Financial Analysis
The principal aim and purpose of financial reporting are furnishing information required for an individual or an organization to make informed economic decisions. Financial reporting helps in trailing, analyzing, and reporting business income and expenses. In other words, financial reporting analyses the amount of resources used, the required cash flows performance of the business and the general economic health of the organization. This information helps the stakeholder understand the organization’s activities, and hence they can make informed decisions on how to manage the business. As a marketer, the student will need to understand its financial information to know how marketing activities will influence its overall financial position.
Financial reporting provides information to the investors and shareholders of the business. The shareholders are interested in understanding how the company’s cash is being re-invested and the capital usage efficiency; hence, financial reporting helps investors understand if their money and capital are safe (Pelger, 2016).
Financial reporting helps the business organization in tracing and following –up cash flows. That is where the business cash is obtained from and where it is being utilized. It also provides information on the business’s financial wellness, whether the company is making profits or losses, analyzing and explaining the usage of business assets, equity, and the organization’s liabilities.

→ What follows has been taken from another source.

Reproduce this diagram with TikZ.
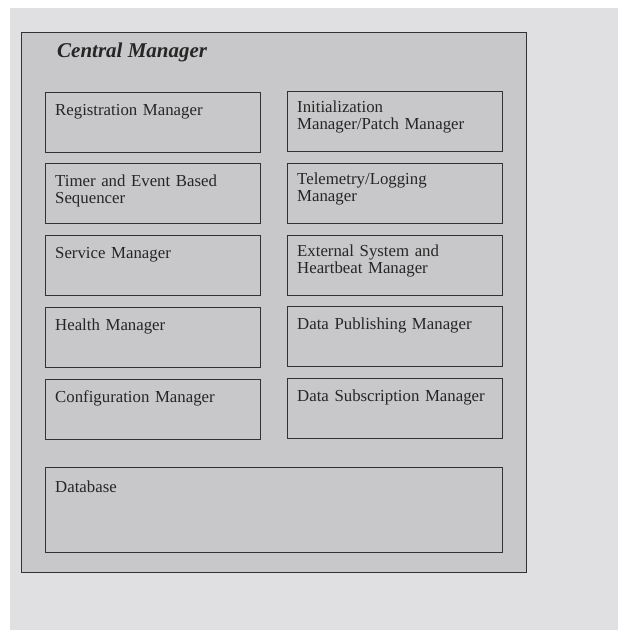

Understanding the changes in equity, assets, and liabilities one is able to understand and forecast the business going concern. It is therefore very important for the marketing student to understand financial reporting of his or her organisation so as to understand its financial wellness.
Reference
Pelger, C. (2016). Practices of standard-setting–An analysis of the IASB’s and FASB’s process of identifying the objective of financial reporting. Accounting, Organizations and Society, 50, 51-73.